Par ailleurs, les poids lourds de l’informatique
de l’époque ne voient pas le marché qui se profile
et laissent naître une micro économie du logiciel
et du matériel qui va très vite et à
laquelle, vingt ans après, ils ont encore du mal à
s’adapter.
Ainsi c’est tout naturellement que les nouvelles
technologies interactives vont se développer et se
créer une culture au contact de l’univers ludique et
de l’univers des médias, établissant entre les
deux la passerelle de l’interactivité.
Howard RHEINGOLD [45]
ainsi que Sherry TURKLE [29]
montrent qu’à la naissance des années soixante-dix,
le jeu vidéo fait l’effet d’un déclencheur annonçant
l’avènement des technologies numériques interactives.
La naissance des jeux vidéo est très représentative
du contexte d’explosion de la troisième informatique,
la micro-informatique.
Comme nous l’avons signalé, les premiers
jeux vidéo sont nés dès les années
soixante au MIT. Le marché du jeux vidéo va
être créé par des étudiants des
universités à la pointe de l’informatique.
Plusieurs conditions permettent cette émergence.
Les étudiants de cette époque, constituent la
seconde génération d’informaticiens. Ce ne sont
plus les inventeurs de l’ordinateur, mais ses premiers vrais
utilisateurs. Ils sont jeunes et ne sont pas arrivés
à l’informatique par les chemins détournés
de l’effort de guerre. L’évolution technologique a
miniaturisé et fait baisser considérablement
les coûts de matériaux de bases (des lampes électroniques
on est passé aux transistors puis aux puces (circuits
intégrés) en silicium).
Ainsi un jeune étudiant Nolan BUSHNELL,
imagine la premier jeu vidéo commercial, Pong. Le principe
est simple, deux rectangles blancs opposés symétriquement
sur un écran vidéo sont déplacés
par deux joueurs qui se renvoient ainsi un petit carré
blanc symbolisant une balle. Il réalise tout seul l’ensemble
du système: de l’électronique à la programmation
en passant par la borne dans laquelle le jeu est installé.
Puis il demande au gérant de la salle de flipper qui
se trouve à coté de chez lui la possibilité
de mettre sa machine au milieu des autres. La légende
raconte que Nolan BUSHNELL dût revenir dans les deux
jours qui suivirent, la machine était bloquée…
par le monnayeur plein. Il fonda sur ce succès la société
Atari.
Quelques années après, le jeu
" PacMan fît plus d’argent que Hollywood
et Las Vegas réunis "(Howard RHEINGOLD)
[45
p.296].
Dès lors l’industrie du jeu vidéo
devient l’un des principaux financiers de la recherche interactive.
De nombreux jeunes chercheurs, s’ils ne quittent pas complètement
les laboratoires universitaires, arrondissent confortablement
leurs fins de mois en créant des jeux vidéo.

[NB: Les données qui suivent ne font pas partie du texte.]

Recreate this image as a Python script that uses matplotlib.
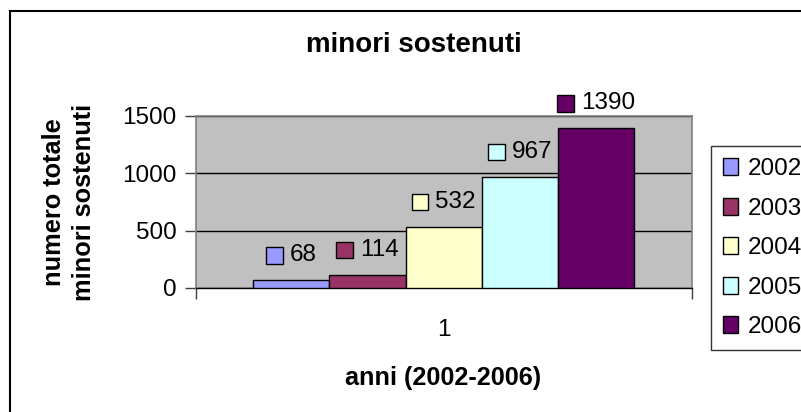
import matplotlib
matplotlib.use("Agg")
import matplotlib.pyplot as plt
from matplotlib.patches import Rectangle
from matplotlib.offsetbox import AnnotationBbox, HPacker, DrawingArea, TextArea
import numpy as np

plt.rcParams['font.family'] = ['Liberation Sans', 'DejaVu Sans']

# Data
years = ['2002', '2003', '2004', '2005', '2006']
values = [68, 114, 532, 967, 1390]
colors = ['#9999FF', '#993366', '#FFFFCC', '#CCFFFF', '#660066']
category = ['1']
yticks = [0, 500, 1000, 1500]

W, H = 801, 412
fig = plt.figure(figsize=(W / 100, H / 100), dpi=100)

# outer chart border
fig.patches.append(Rectangle((10 / W, -0.1), 1.2, (H - 10.5) / H + 0.1, transform=fig.transFigure,
                             fill=False, edgecolor='black', linewidth=1.5, zorder=0))

ax = fig.add_axes([195.7 / W, (H - 288) / H, (691.7 - 195.7) / W, (288 - 115.7) / H])
ax.set_facecolor('#C0C0C0')

n = len(values)
offsets = np.arange(n) - (n - 1) / 2
for off, v, c, y in zip(offsets, values, colors, years):
    ax.bar(off, v, width=1.0, color=c, edgecolor='black', linewidth=1.0, label=y, zorder=3)

half = (691.7 - 195.7) / 2 / 76.2
ax.set_xlim(-half, half)
ax.set_ylim(0, 1500)
ax.set_yticks(yticks)
ax.set_yticklabels([str(t) for t in yticks], fontsize=17.5)
ax.set_xticks([0])
ax.set_xticklabels(category, fontsize=17.5)
ax.tick_params(axis='x', length=0, pad=22)
ax.set_xticks([-half, half], minor=True)
ax.tick_params(axis='x', which='minor', length=8, width=1, color='#404040', direction='out')
ax.tick_params(axis='y', length=8, width=1, color='#404040', direction='out', pad=6)
ax.yaxis.grid(True, color='black', linewidth=1.0, zorder=1)
ax.set_axisbelow(True)
for s in ['top', 'right']:
    ax.spines[s].set_color('#808080')
    ax.spines[s].set_linewidth(1.2)
ax.spines['left'].set_color('#808080')
ax.spines['left'].set_linewidth(1.2)
ax.spines['bottom'].set_color('black')
ax.spines['bottom'].set_linewidth(1.0)

# data labels: legend key + value
for off, v, c in zip(offsets, values, colors):
    da = DrawingArea(12, 12, 0, 0)
    da.add_artist(Rectangle((0, 0), 12, 12, facecolor=c, edgecolor='black', linewidth=1.0))
    ta = TextArea(str(v), textprops=dict(fontsize=17.5, color='black'))
    box = HPacker(children=[da, ta], align='center', pad=0, sep=5)
    ab = AnnotationBbox(box, (off, v), xybox=(0, 18), xycoords='data', boxcoords='offset points',
                        frameon=False, box_alignment=(0.5, 0.5), annotation_clip=False)
    ax.add_artist(ab)

# legend
handles = [Rectangle((0, 0), 1, 1, facecolor=c, edgecolor='black', linewidth=1.0) for c in colors]
leg = fig.legend(handles, years, loc='upper left', bbox_to_anchor=(711 / W, 1 - 146 / H),
                 fontsize=17.5, frameon=True, fancybox=False, edgecolor='black',
                 handlelength=0.6, handleheight=0.7, handletextpad=0.4, labelspacing=0.72,
                 borderpad=0.5, borderaxespad=0)
leg.get_frame().set_linewidth(1.0)

fig.text(414 / W, 1 - 45 / H, 'minori sostenuti', fontsize=20, fontweight='bold', ha='center', va='center')
fig.text(69 / W, 1 - 202.5 / H, 'numero totale\nminori sostenuti', fontsize=18.3, fontweight='bold',
         ha='center', va='center', rotation=90, multialignment='center', linespacing=1.28)
fig.text(443.5 / W, 1 - 378 / H, 'anni (2002-2006)', fontsize=18.2, fontweight='bold', ha='center', va='center')

fig.savefig('out.png', dpi=100, facecolor='white')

Sur le même principe de bricolage,
Steve JOBS conçoit le premier Apple et monte une société
visant à rendre accessible l’ordinateur à domicile,
la micro-informatique. Le pari est là aussi réussi,
et c’est par surprise que IBM et les quelques autres gros
fabricants d’ordinateur découvrent qu’il y a un marché
pour le grand public et les petites entreprises.
Le succès des jeux vidéo ne
mettra en revanche pas longtemps à faire réagir
le monde du spectacle et en particulier celui du cinéma,
de la télé et de la musique. Le cinéma
investit massivement dans l’industrie du jeux vidéo.
Dès le débuts des années soixante-dix,
la musique découvre les synthétiseurs et le
son numérique. Le cinéma et la télévision
utilisent l’informatique pour créer des effets visuels
et des titrages à la fin des années soixante-dix
(effets qui sont utilisés dans un tout nouveau genre,
les clips vidéo).
Orientés vers la Représentation,
des investissements sur les technologies de numérisation
permettent des avancées vers une qualité d’échantillonnage
et de synthèse du son et de l’image de plus en plus
parfaites (c’est à dire concurrençant et dépassant
au niveau de la définition les supports analogiques).
Dans les années quatre-vingt le son
CD balaye le son analogique des disques vinyles. Les années
quatre-vingt-dix, sont celles de l’image et de l’avènement
des environnements graphiques sur la totalité des micro-ordinateurs.
Désormais l’informatique est massivement
orientée vers l’interactivité et la communication.